**PROBLEM REQUIREMENTS**: Lines that contain "this" are to be counted; give only their number.
* Start ENTRIES SHOWN *
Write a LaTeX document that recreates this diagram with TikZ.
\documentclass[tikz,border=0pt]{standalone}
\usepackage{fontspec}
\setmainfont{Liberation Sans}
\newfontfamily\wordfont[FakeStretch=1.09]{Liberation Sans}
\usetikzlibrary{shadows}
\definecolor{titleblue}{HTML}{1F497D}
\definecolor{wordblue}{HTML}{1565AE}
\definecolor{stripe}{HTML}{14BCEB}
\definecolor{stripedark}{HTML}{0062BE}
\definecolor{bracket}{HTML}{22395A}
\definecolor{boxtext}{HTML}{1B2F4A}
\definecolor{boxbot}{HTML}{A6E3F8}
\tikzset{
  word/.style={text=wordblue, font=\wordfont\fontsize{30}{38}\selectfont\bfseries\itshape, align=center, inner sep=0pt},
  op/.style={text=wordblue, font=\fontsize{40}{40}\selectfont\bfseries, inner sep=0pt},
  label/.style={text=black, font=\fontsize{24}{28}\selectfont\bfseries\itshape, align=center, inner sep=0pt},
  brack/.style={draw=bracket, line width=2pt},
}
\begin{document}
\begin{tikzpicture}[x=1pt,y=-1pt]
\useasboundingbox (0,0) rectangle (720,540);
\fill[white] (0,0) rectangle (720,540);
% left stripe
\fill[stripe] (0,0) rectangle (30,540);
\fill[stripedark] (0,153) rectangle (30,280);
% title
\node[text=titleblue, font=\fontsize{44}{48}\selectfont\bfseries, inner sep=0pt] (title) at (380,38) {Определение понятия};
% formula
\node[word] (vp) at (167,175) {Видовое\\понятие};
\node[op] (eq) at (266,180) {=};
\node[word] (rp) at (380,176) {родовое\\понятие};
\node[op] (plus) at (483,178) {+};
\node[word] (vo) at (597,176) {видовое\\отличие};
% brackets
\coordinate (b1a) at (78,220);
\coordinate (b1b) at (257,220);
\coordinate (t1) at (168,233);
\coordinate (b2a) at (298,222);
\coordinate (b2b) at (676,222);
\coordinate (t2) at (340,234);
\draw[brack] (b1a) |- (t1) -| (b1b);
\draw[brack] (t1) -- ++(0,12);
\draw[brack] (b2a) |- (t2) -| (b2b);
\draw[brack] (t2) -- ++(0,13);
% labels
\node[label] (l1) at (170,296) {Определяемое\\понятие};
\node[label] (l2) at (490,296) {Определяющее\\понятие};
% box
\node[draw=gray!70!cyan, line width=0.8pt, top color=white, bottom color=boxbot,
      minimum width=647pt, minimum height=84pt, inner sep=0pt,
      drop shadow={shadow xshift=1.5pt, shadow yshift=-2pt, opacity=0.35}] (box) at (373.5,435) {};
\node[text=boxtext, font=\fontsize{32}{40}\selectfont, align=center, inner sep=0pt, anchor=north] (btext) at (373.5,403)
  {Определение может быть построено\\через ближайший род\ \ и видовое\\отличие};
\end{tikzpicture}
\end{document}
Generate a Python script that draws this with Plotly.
* End ENTRIES SHOWN *
**RESPONSE**: 2